### Goal
Retype the opening lines of the listing below, ending with the line that contains "3500, 4500, 5000];", and leave out any pictures.

### Source data
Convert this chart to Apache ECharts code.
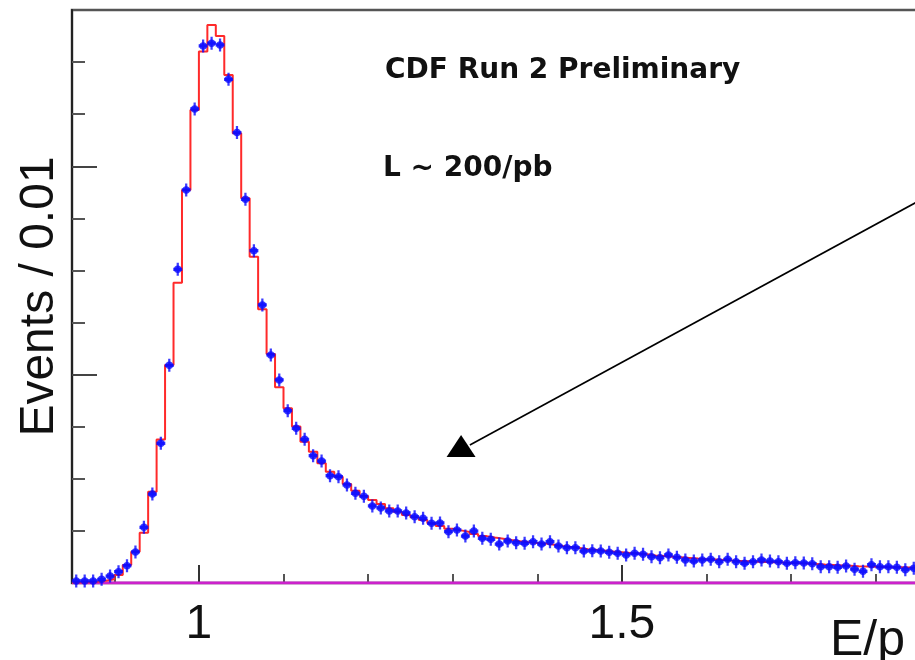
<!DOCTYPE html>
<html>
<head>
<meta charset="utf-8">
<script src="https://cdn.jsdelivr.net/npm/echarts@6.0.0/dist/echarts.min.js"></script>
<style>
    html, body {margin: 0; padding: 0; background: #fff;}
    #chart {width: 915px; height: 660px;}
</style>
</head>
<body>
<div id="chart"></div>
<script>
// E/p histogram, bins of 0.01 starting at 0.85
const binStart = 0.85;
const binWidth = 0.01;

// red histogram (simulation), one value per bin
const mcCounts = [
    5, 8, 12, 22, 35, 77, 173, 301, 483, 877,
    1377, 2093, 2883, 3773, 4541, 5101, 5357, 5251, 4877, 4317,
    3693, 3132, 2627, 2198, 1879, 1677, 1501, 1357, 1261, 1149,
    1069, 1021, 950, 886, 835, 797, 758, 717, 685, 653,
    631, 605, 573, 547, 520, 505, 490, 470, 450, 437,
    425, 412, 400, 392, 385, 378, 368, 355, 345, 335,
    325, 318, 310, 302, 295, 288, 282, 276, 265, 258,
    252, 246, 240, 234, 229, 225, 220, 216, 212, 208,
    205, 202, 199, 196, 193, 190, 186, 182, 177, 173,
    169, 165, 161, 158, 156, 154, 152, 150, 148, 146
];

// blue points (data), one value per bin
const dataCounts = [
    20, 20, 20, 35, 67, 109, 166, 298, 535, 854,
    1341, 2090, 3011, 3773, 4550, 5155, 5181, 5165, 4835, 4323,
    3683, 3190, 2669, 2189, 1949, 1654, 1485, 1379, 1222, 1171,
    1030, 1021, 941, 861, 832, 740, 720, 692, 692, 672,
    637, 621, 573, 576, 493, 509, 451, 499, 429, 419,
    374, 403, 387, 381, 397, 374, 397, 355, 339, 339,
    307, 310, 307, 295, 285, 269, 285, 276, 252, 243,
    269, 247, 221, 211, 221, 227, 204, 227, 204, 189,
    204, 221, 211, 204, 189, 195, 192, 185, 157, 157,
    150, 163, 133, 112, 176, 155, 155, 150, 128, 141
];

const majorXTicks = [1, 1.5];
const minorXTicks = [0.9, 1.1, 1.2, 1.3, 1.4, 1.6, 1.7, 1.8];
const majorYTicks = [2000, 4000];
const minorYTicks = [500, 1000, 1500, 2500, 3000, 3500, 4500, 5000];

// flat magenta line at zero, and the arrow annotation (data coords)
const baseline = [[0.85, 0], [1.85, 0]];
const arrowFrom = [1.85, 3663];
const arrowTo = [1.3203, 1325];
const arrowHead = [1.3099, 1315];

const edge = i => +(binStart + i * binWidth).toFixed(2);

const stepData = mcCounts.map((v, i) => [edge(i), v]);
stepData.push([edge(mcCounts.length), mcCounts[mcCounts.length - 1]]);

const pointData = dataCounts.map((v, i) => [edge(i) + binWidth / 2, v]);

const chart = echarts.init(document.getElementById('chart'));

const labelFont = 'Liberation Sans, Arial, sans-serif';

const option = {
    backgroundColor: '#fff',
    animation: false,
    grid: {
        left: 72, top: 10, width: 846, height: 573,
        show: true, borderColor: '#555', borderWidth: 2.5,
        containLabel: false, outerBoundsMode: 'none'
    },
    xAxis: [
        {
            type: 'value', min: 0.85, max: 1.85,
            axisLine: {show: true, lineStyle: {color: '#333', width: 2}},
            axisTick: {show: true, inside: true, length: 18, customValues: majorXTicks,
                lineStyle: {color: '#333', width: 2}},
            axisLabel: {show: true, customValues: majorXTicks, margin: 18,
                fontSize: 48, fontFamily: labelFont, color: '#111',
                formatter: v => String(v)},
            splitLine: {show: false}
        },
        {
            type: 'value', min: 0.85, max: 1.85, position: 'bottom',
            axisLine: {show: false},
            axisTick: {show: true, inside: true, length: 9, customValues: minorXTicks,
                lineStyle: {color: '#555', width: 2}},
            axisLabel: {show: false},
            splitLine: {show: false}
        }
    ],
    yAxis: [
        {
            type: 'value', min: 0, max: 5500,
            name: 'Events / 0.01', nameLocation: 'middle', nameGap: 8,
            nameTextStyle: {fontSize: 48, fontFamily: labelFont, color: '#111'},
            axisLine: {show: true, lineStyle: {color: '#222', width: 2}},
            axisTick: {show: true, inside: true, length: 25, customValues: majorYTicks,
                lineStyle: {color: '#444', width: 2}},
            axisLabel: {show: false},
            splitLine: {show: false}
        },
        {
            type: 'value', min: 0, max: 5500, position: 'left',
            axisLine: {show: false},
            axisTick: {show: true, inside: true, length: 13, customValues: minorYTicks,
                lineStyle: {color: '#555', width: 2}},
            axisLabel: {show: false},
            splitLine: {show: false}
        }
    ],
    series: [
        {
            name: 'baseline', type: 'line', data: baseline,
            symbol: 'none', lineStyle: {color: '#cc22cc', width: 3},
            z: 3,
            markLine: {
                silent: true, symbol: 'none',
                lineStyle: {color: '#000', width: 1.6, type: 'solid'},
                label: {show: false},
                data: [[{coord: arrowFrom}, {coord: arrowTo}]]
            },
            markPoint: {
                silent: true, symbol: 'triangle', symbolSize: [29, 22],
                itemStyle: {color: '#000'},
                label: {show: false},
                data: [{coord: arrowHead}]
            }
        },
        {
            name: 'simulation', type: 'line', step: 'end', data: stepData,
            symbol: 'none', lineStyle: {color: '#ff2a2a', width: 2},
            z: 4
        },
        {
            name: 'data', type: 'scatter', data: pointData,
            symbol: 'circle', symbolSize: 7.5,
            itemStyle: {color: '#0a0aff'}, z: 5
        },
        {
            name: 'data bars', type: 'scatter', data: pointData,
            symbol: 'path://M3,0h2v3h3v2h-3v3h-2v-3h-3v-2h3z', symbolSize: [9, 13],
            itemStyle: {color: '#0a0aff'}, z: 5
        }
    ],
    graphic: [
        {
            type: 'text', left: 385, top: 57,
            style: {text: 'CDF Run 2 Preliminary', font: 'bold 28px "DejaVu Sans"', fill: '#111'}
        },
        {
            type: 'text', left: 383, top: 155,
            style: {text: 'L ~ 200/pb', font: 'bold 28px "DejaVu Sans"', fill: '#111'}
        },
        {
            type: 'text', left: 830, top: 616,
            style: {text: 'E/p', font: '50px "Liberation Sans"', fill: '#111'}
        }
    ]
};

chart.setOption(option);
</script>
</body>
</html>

### Answer to this task
Convert this chart to Apache ECharts code.
<!DOCTYPE html>
<html>
<head>
<meta charset="utf-8">
<script src="https://cdn.jsdelivr.net/npm/echarts@6.0.0/dist/echarts.min.js"></script>
<style>
    html, body {margin: 0; padding: 0; background: #fff;}
    #chart {width: 915px; height: 660px;}
</style>
</head>
<body>
<div id="chart"></div>
<script>
// E/p histogram, bins of 0.01 starting at 0.85
const binStart = 0.85;
const binWidth = 0.01;

// red histogram (simulation), one value per bin
const mcCounts = [
    5, 8, 12, 22, 35, 77, 173, 301, 483, 877,
    1377, 2093, 2883, 3773, 4541, 5101, 5357, 5251, 4877, 4317,
    3693, 3132, 2627, 2198, 1879, 1677, 1501, 1357, 1261, 1149,
    1069, 1021, 950, 886, 835, 797, 758, 717, 685, 653,
    631, 605, 573, 547, 520, 505, 490, 470, 450, 437,
    425, 412, 400, 392, 385, 378, 368, 355, 345, 335,
    325, 318, 310, 302, 295, 288, 282, 276, 265, 258,
    252, 246, 240, 234, 229, 225, 220, 216, 212, 208,
    205, 202, 199, 196, 193, 190, 186, 182, 177, 173,
    169, 165, 161, 158, 156, 154, 152, 150, 148, 146
];

// blue points (data), one value per bin
const dataCounts = [
    20, 20, 20, 35, 67, 109, 166, 298, 535, 854,
    1341, 2090, 3011, 3773, 4550, 5155, 5181, 5165, 4835, 4323,
    3683, 3190, 2669, 2189, 1949, 1654, 1485, 1379, 1222, 1171,
    1030, 1021, 941, 861, 832, 740, 720, 692, 692, 672,
    637, 621, 573, 576, 493, 509, 451, 499, 429, 419,
    374, 403, 387, 381, 397, 374, 397, 355, 339, 339,
    307, 310, 307, 295, 285, 269, 285, 276, 252, 243,
    269, 247, 221, 211, 221, 227, 204, 227, 204, 189,
    204, 221, 211, 204, 189, 195, 192, 185, 157, 157,
    150, 163, 133, 112, 176, 155, 155, 150, 128, 141
];

const majorXTicks = [1, 1.5];
const minorXTicks = [0.9, 1.1, 1.2, 1.3, 1.4, 1.6, 1.7, 1.8];
const majorYTicks = [2000, 4000];
const minorYTicks = [500, 1000, 1500, 2500, 3000, 3500, 4500, 5000];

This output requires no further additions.